The colours and style of the mural have been carefully chosen so that they bring splashes of brightness without the overall effect being too much. To achieve a similar effect on a budget, she suggests a panoramic mural-style wallpaper: try companies such as Little Greene, Graham & Brown or Dunelm.

Do: keep it simple sometimes. Don’t: go overboard

“To keep floral prints fresh and current, I like to use bold florals on curtains or wallpaper, allowing the pattern to take centre stage when paired with neutral tones for the remaining elements in the room,” says interior designer Susie Atkinson. Here, the floral pattern by designer Marian McEvoy for fabric company Schumacher that has been used for curtains could be overwhelming if used with a lot of different patterned fabrics; but teamed with a restrained surrounding palette of black, white and very pale pink, it looks tailored and stylish. Other brands offering bold modern prints include Barneby Gates, Osborne & Little, Molly Mahon and MissPrint.

Do: go full-length with pretty panels. Don’t: cut curtains off short

“Floral fabrics don’t have to be fusty or old-fashioned – as romantic as florals can be, they can also be dynamic and up-to-the-minute too,” says Tricia Guild, founder of fabric house Designers Guild. A new take on how to use florals, she suggests, is by creating a panel that you can use as a movable artwork, as shown here using Designers Guild’s new Shinsha Alta linen, which features delicate hand-painted cherry blossom and branches.

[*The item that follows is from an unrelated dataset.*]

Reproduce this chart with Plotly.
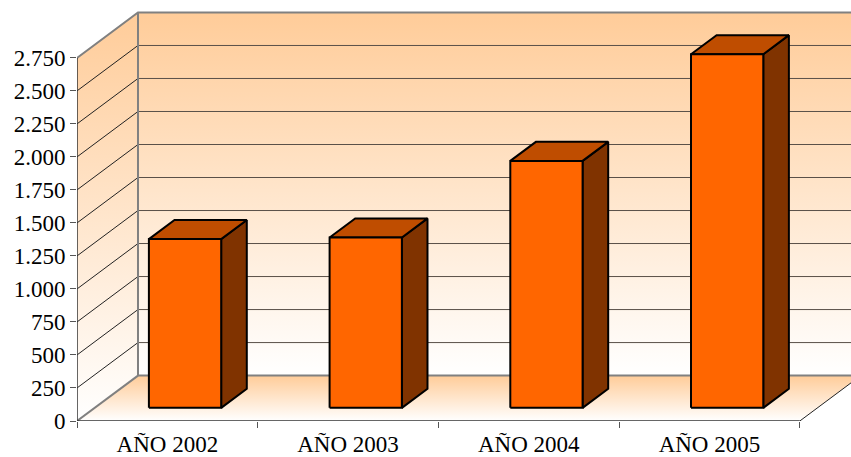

To copy this effect, take a length of fabric and stretch it over a frame to turn it into a scenic panel that you can move from room to room as you like. Alternatively, create an artwork at the window, as here, by hanging a single drop of curtain in a painterly pattern that hangs on one side, and a fabric drop of plain colour on the other. Using lengths of fabric like this is also a good way to save on budget if you want to incorporate a favourite fabric but can’t stretch to a set of full-length curtains.